A CPU-Less Computer With A Single NOR-Gate ALU

We see a lot of discrete-logic computer builds these days, and we love them all. But after a while, they kind of all blend in with each other. So what’s the discrete logic aficionado to do if they want to stand out from the pack? Perhaps this CPU-less computer with a single NOR-gate instead of an arithmetic-logic unit is enough of a hacker flex? We certainly think so.

We must admit that when we first saw [Dennis Kuschel]’s “MyNor” we thought all the logic would be emulated by discrete NOR gates, which of course can be wired up in various combinations to produce every other logic gate. And while that would be really cool, [Dennis] chose another path. Sitting in the middle of the very nicely designed PCB is a small outcropping, a pair of discrete transistors and a single resistor. These form the NOR gate that is used, along with MyNor’s microcode, to perform all the operations normally done by the ALU.

While making the MyNor very slow, this has the advantage of not needing 74-series chips that are no longer manufactured, like the 74LS181 ALU. It may be slow, but as seen in the video below, with the help of a couple of add-on cards of similar architecture, it still manages to play Minesweeper and Tetris and acts as a decent calculator.

We really like the look of this build, and we congratulate [Dennis] on pulling it off. He has open-sourced everything, so feel free to build your own. Or, check out some of the other CPU-less computers we’ve featured: there’s the Gigatron, the Dis-Integrated 6502, or the jumper-wire jungle of this 8-bit CPU-less machine.

13 thoughts on “A CPU-Less Computer With A Single NOR-Gate ALU

  1. Yes, of course it is possible to build a computer without a single gate for ALU functions. When I started developing MyNOR, I quickly found out that the gate is not really needed. It is possible to execute the logic function in microcode by simply using conditional branches. But this would slow down MyNOR even more, so it would be impossible to play games like Tetris or the car driving game I also wrote. Furthermore it looks nice when the two LEDs in the center of the board are blinking in time with the NOR operations ;-)

    1. It is neat, and looks affordable too. Everyone talks about computing after the collapse but I don’t think anything with integrated circuits will be kept going due to parts scarcity. I’d say the dominant design will be a 1 bit disintegrated cpu. I’d love to see a project done like that.

  2. That’s really cool! It does infuse a bit of magic into thow transistors and that resistor!
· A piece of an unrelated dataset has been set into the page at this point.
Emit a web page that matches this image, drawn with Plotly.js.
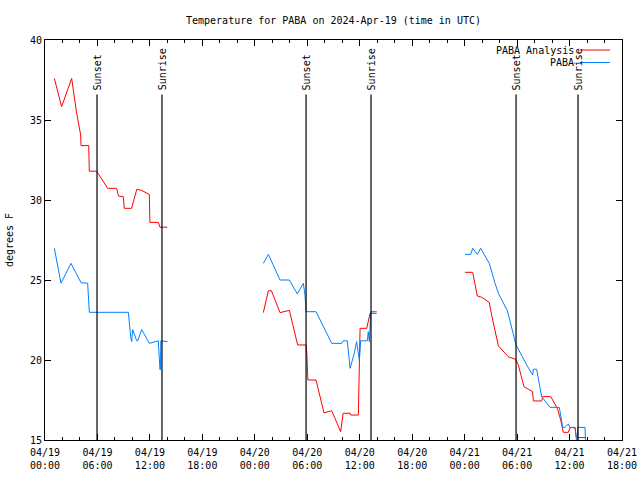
<!DOCTYPE html>
<html><head><meta charset="utf-8">
<script src="https://cdn.plot.ly/plotly-3.0.1.min.js"></script>
<style>body{margin:0;background:#fff}#plot{width:640px;height:480px}</style>
</head><body><div id="plot"></div>
<script>
// Hours since 2024-04-19 00:00 UTC
const analysisHours = [1.07,1.9,3.05,3.6,4.08,4.12,5.0,5.07,5.9,7.17,8.2,8.4,8.96,9.07,9.9,10.5,11.06,11.93,12.0,12.97,13.15,14.0,
  null,
  24.97,25.55,25.9,26.88,27.95,28.2,28.9,29.86,29.95,30.07,31.0,31.91,32.8,33.82,34.1,34.9,34.97,35.84,36.04,36.8,37.18,37.94,
  null,
  48.04,48.92,49.45,49.95,50.82,51.09,51.86,52.43,53.0,53.84,54.14,54.79,55.78,55.86,56.81,56.93,57.85,58.6,58.99,59.29,59.86,60.05,60.63,60.75,60.93,61.0,61.88];
const analysisTemps = [37.6,35.83,37.6,35.5,34.06,33.4,33.4,31.8,31.8,30.73,30.73,30.25,30.2,29.48,29.48,30.67,30.6,30.35,28.6,28.6,28.3,28.3,
  null,
  22.96,24.33,24.33,22.96,23.1,22.5,20.94,20.94,20.4,18.75,18.75,16.7,16.83,15.52,16.67,16.67,16.56,16.56,21.98,21.98,22.92,22.92,
  null,
  25.48,25.48,24.0,23.92,23.6,22.8,20.88,20.52,20.2,20.04,19.7,18.33,18.02,17.44,17.44,17.71,17.71,16.98,16.25,15.48,15.48,15.77,15.77,15.2,15.2,15.15,15.15];

const obsHours = [1.07,1.83,2.97,4.12,4.88,5.07,9.53,9.65,9.8,9.91,10.03,10.49,10.6,11.06,11.93,12.96,13.04,13.15,13.2,13.25,14.0,
  null,
  24.97,25.55,26.88,27.95,28.86,29.55,29.74,29.86,31.0,32.8,33.94,34.1,34.58,34.9,35.37,35.64,35.96,36.1,36.87,36.98,37.1,37.26,37.94,
  null,
  48.04,48.7,48.92,49.45,49.84,50.82,51.48,51.86,52.89,53.39,53.88,55.1,55.78,55.86,56.24,56.81,57.77,58.83,59.22,59.47,59.86,60.05,60.63,60.75,60.85,60.93,61.77,61.85];
const obsTemps = [26.98,24.8,26.04,24.83,24.8,22.98,22.98,22.08,21.46,21.15,21.9,21.2,21.2,21.9,21.04,21.2,20.25,19.4,19.4,21.2,21.15,
  null,
  26.04,26.6,25.0,25.0,24.13,24.79,24.06,23.02,23.02,21.04,21.04,21.2,21.2,19.48,20.42,21.15,19.96,21.2,21.2,21.77,21.15,23.02,23.02,
  null,
  26.6,26.6,26.98,26.6,26.98,26.04,24.79,24.17,23.08,22.08,20.94,19.69,19.06,19.42,19.42,17.71,17.04,17.04,15.79,15.79,16.0,15.79,15.79,15.25,14.5,15.79,15.79,14.5];

const sunsetHours = [5.95, 29.86, 53.88];
const sunriseHours = [13.38, 37.29, 60.97];
const markerTop = 36.6;

const tickHours = [0,6,12,18,24,30,36,42,48,54,60,66];
const tickLabels = ['04/19<br>00:00','04/19<br>06:00','04/19<br>12:00','04/19<br>18:00',
  '04/20<br>00:00','04/20<br>06:00','04/20<br>12:00','04/20<br>18:00',
  '04/21<br>00:00','04/21<br>06:00','04/21<br>12:00','04/21<br>18:00'];

const seriesNames = ['PABA Analysis','PABA'];
const seriesColors = ['#ff0000','#0080ff'];

const font = {family:'DejaVu Sans Mono, monospace', size:10, color:'#000'};

const traces = [
  {x:analysisHours, y:analysisTemps, name:seriesNames[0], mode:'lines', line:{color:seriesColors[0], width:1}, connectgaps:false},
  {x:obsHours, y:obsTemps, name:seriesNames[1], mode:'lines', line:{color:seriesColors[1], width:1}, connectgaps:false}
];

const shapes = [];
const annotations = [];
const events = [];
sunsetHours.forEach(h => events.push([h,'Sunset']));
sunriseHours.forEach(h => events.push([h,'Sunrise']));
events.forEach(([h,label]) => {
  shapes.push({type:'line', xref:'x', yref:'y', x0:h, x1:h, y0:15, y1:markerTop, line:{color:'#000', width:1.2}});
  annotations.push({xref:'x', yref:'y', x:h, y:markerTop, text:label, textangle:-90, showarrow:false,
    xanchor:'center', yanchor:'bottom', yshift:2, font:font});
});
// legend (gnuplot style: text left of sample)
seriesNames.forEach((n,i) => {
  const yp = 1 - (10 + i*12.5)/400;
  annotations.push({xref:'paper', yref:'paper', x:(576-45)/577, y:yp, text:n, showarrow:false,
    xanchor:'right', yanchor:'middle', font:font});
  shapes.push({type:'line', xref:'paper', yref:'paper', x0:(580-45)/577, x1:(610-45)/577, y0:yp, y1:yp,
    line:{color:seriesColors[i], width:1}});
});

const layout = {
  width:640, height:480,
  margin:{l:45, r:18, t:40, b:40},
  paper_bgcolor:'#fff', plot_bgcolor:'#fff',
  font:font,
  showlegend:false,
  title:{text:'Temperature for PABA on 2024-Apr-19 (time in UTC)', font:font, x:0.5, xref:'paper', y:1-20/480, yanchor:'middle'},
  xaxis:{range:[0,66], tickmode:'array', tickvals:tickHours, ticktext:tickLabels,
    showgrid:false, zeroline:false, showline:true, linecolor:'#000', linewidth:1, mirror:'ticks',
    ticks:'inside', ticklen:6, tickcolor:'#000', tickfont:font, ticklabelstandoff:3,
    minor:{dtick:2, tick0:0, ticks:'inside', ticklen:3, tickcolor:'#000', showgrid:false}},
  yaxis:{range:[15,40], dtick:5, tick0:15, showgrid:false, zeroline:false, showline:true, linecolor:'#000', linewidth:1,
    mirror:'ticks', ticks:'inside', ticklen:6, tickcolor:'#000', tickfont:font,
    title:{text:'degrees F', font:font, standoff:14}},
  shapes:shapes,
  annotations:annotations
};

Plotly.newPlot('plot', traces, layout, {displayModeBar:false, staticPlot:true});
</script>
</body></html>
Love the way they’re placed on the PCB.
    Sooo, next up is… a 64 NOR gate version, to compete with them threadrippers? The NORipper ? :D

  3. This is an extreme version of a Reduced Instruction Set Computer (RISC) where there is only one instruction and everything else needs to be built using that. All the complexity would be in the stored program that would be encoded to exercise this single instruction to achieve the desired result.